Here are some of the attributes of the `KNeighborsClassifier` class:

* **classes_**: array of shape (n_classes,)
  
    The classes labels.
* **effective_metric_**: string
  
    The effective distance metric used for the training data.

The class also has a method called `kneighbors` which Find the K-neighbors of a point. It returns indices of and distances to the neighbors of each point.

### RadiusNeighborsClassifier

#### Parameters of `RadiusNeighborsClassifier`

The parameters of the `RadiusNeighborsClassifier` class are similar to those of the `KNeighborsClassifier` class with the exceptions that the `RadiusNeighborsClassifier` class uses the keyword `radius` instead of `n_neighbors`.
The `radius` keywords accepts a floating-point value representing the radius of the neighborhood. Default value is 1.0.

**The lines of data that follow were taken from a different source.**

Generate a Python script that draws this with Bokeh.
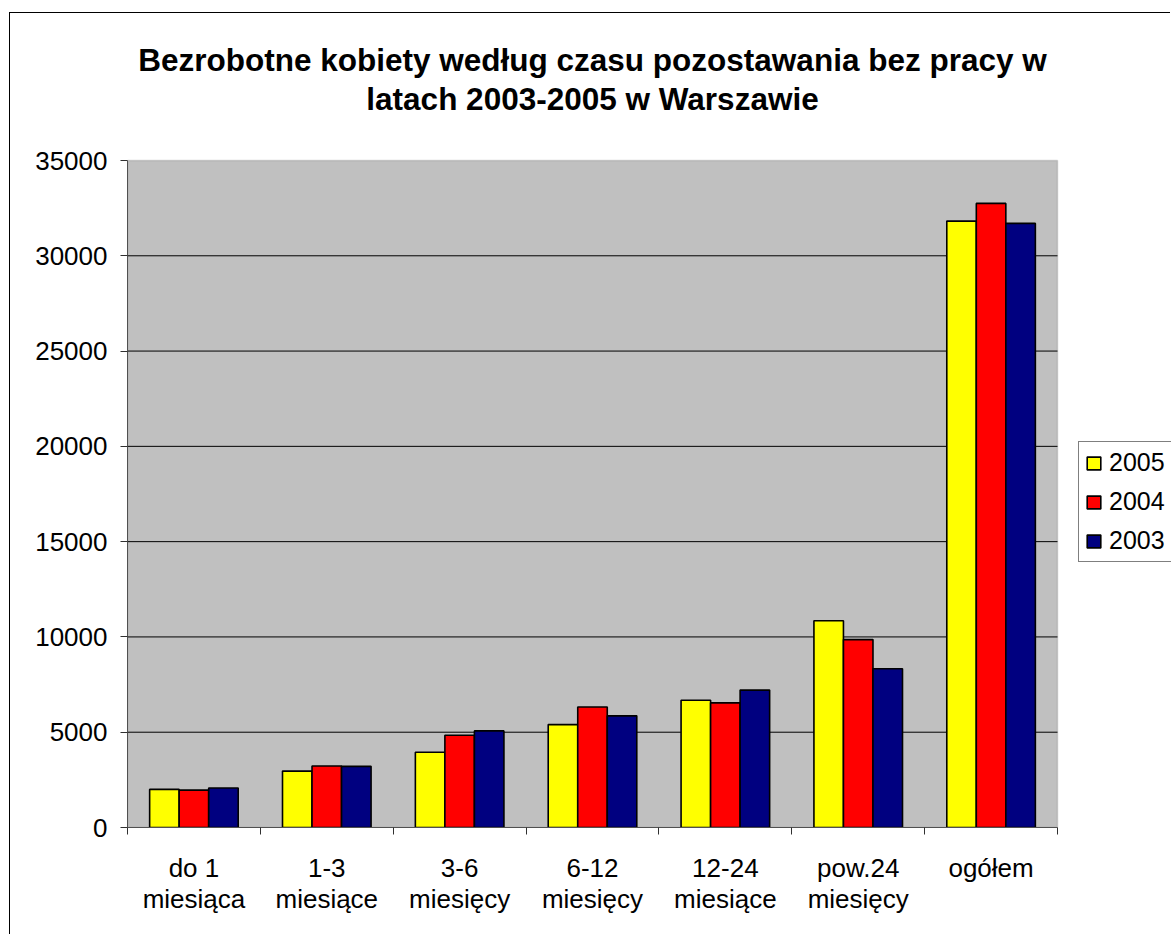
from bokeh.plotting import figure
from bokeh.models import FixedTicker, Legend, LegendItem, Range1d, Label, BoxAnnotation
from bokeh.embed import file_html
from bokeh.resources import INLINE

title_lines = ["Bezrobotne kobiety według czasu pozostawania bez pracy w",
               "latach 2003-2005 w Warszawie"]
categories = ["do 1\nmiesiąca", "1-3\nmiesiące", "3-6\nmiesięcy", "6-12\nmiesięcy",
              "12-24\nmiesiące", "pow.24\nmiesięcy", "ogółem"]
series_names = ["2005", "2004", "2003"]
values_2005 = [2000, 2960, 3950, 5400, 6680, 10850, 31820]
values_2004 = [1960, 3230, 4840, 6320, 6540, 9860, 32750]
values_2003 = [2070, 3210, 5070, 5860, 7210, 8330, 31700]
colors = ["#FFFF00", "#FF0000", "#000080"]
y_ticks = [0, 5000, 10000, 15000, 20000, 25000, 30000, 35000]

FONT = "Liberation Sans"

# layout (pixels)
FIG_W, FIG_H = 1161, 922
LEFT, BOTTOM = 117, 108
PLOT_W, PLOT_H = 930, 667          # grey plot area inside the frame
FRAME_W, FRAME_H = FIG_W - LEFT, FIG_H - BOTTOM

n = len(categories)
y_max = y_ticks[-1]
x_end = n * FRAME_W / PLOT_W
y_end = y_max * FRAME_H / PLOT_H

p = figure(width=FIG_W, height=FIG_H, output_backend="svg", toolbar_location=None,
           x_range=Range1d(0, x_end), y_range=Range1d(0, y_end),
           min_border_left=LEFT, min_border_right=0, min_border_top=0,
           min_border_bottom=BOTTOM)
p.margin = (12, 0, 0, 9)
p.styles = {"border-left": "1px solid black", "border-top": "1px solid black"}
p.title = None
p.background_fill_color = "white"
p.border_fill_color = "white"
p.outline_line_color = None
p.grid.visible = False

# grey plot area
area = BoxAnnotation(left=0, right=n, bottom=0, top=y_max, fill_color="#C0C0C0",
                     fill_alpha=1, line_color="#808080", line_width=1.5, level="image")
p.add_layout(area)

# horizontal gridlines
inner = y_ticks[1:-1]
p.segment(x0=[0] * len(inner), x1=[n] * len(inner), y0=inner, y1=inner,
          line_color="black", line_width=1)

# bars
w = 1 / 4.5
series = [values_2005, values_2004, values_2003]
offsets = [-w, 0.0, w]
renderers = []
for vals, col, off in zip(series, colors, offsets):
    xs = [i + 0.5 + off for i in range(n)]
    r = p.vbar(x=xs, top=vals, bottom=0, width=w, fill_color=col,
               line_color="black", line_width=1.6)
    renderers.append(r)

# y axis
p.yaxis.ticker = FixedTicker(ticks=y_ticks)
p.yaxis.bounds = (0, y_max)
p.yaxis.axis_line_color = "#505050"
p.yaxis.major_tick_line_color = "#303030"
p.yaxis.major_tick_out = 7
p.yaxis.major_tick_in = 0
p.yaxis.minor_tick_line_color = None
p.yaxis.major_label_text_font = FONT
p.yaxis.major_label_text_font_size = "26px"
p.yaxis.major_label_text_color = "black"
p.yaxis.major_label_standoff = 13

# x axis: labels at centres, ticks at boundaries
centres = [i + 0.5 for i in range(n)]
bounds = list(range(n + 1))
p.xaxis.ticker = FixedTicker(ticks=centres, minor_ticks=bounds)
p.xaxis.bounds = (0, n)
p.xaxis.major_label_overrides = {c: lab for c, lab in zip(centres, categories)}
p.xaxis.axis_line_color = "#505050"
p.xaxis.major_tick_line_color = None
p.xaxis.minor_tick_line_color = "#303030"
p.xaxis.minor_tick_out = 7
p.xaxis.minor_tick_in = 0
p.xaxis.major_label_text_font = FONT
p.xaxis.major_label_text_font_size = "26px"
p.xaxis.major_label_text_color = "black"
p.xaxis.major_label_standoff = 18
p.xaxis.major_label_text_line_height = 1.04

# title (two centred lines over the plot area)
for txt, ys in zip(title_lines, [768, 729]):
    p.add_layout(Label(x=n / 2, y=ys, x_units="data", y_units="screen", text=txt,
                       text_align="center", text_baseline="alphabetic",
                       text_font=FONT, text_font_size="31.5px", text_font_style="bold",
                       text_color="black"))

# legend
items = [LegendItem(label=s, renderers=[r]) for s, r in zip(series_names, renderers)]
legend = Legend(items=items, location=(951, 265), orientation="vertical")
legend.label_text_font = FONT
legend.label_text_font_size = "25px"
legend.label_text_color = "black"
legend.glyph_width = 17
legend.glyph_height = 16
legend.label_standoff = 7
legend.padding = 6
legend.spacing = 10
legend.margin = 0
legend.border_line_color = "black"
legend.border_line_width = 1
legend.background_fill_color = "white"
legend.background_fill_alpha = 1
p.add_layout(legend, "center")

open("out.html", "w").write(file_html(p, INLINE))
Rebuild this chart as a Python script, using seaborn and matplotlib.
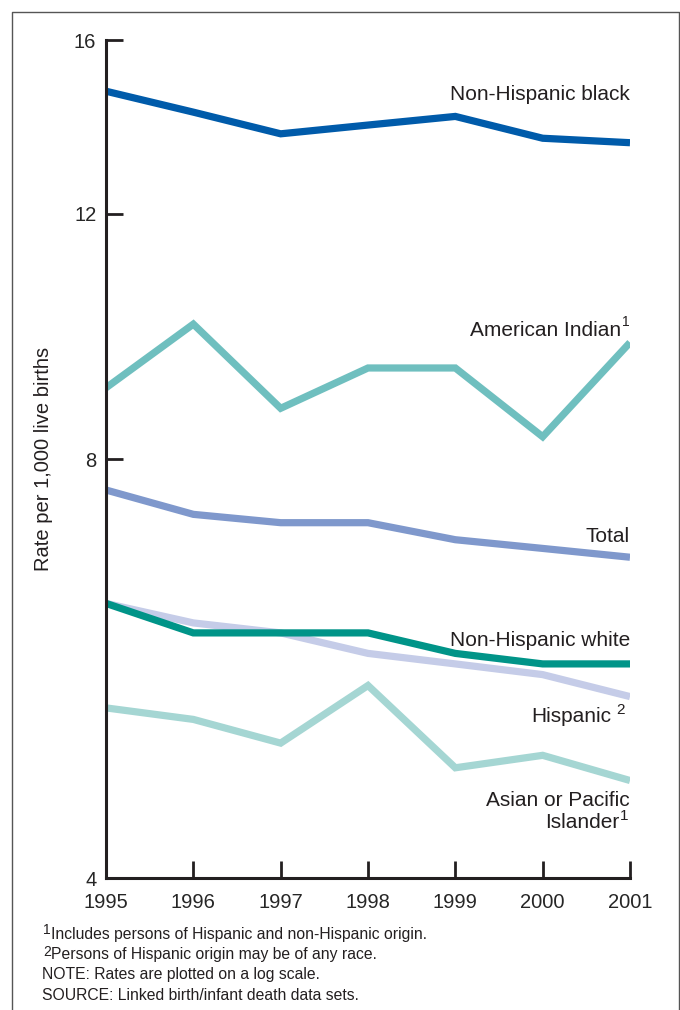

#### Attributes of `RadiusNeighborsClassifier`

Same as with the `KNeighborsClassifier`.

### KNeighborsRegressor

#### Parameters of `KNeighborsRegressor`

Same as with the `KNeighborsClassifier`.

#### Attributes of `KNeighborsRegressor`

Same as with the `KNeighborsClassifier` but it does not have the `classes_` attribute, obviusly.

### RadiusNeighborsRegressor

#### Parameters of `RadiusNeighborsRegressor`

Same as with the `RadiusNeighborsClassifier`.

#### Attributes of `RadiusNeighborsRegressor`

Same as with the `RadiusNeighborsClassifier` but it does not have the `classes_` attribute.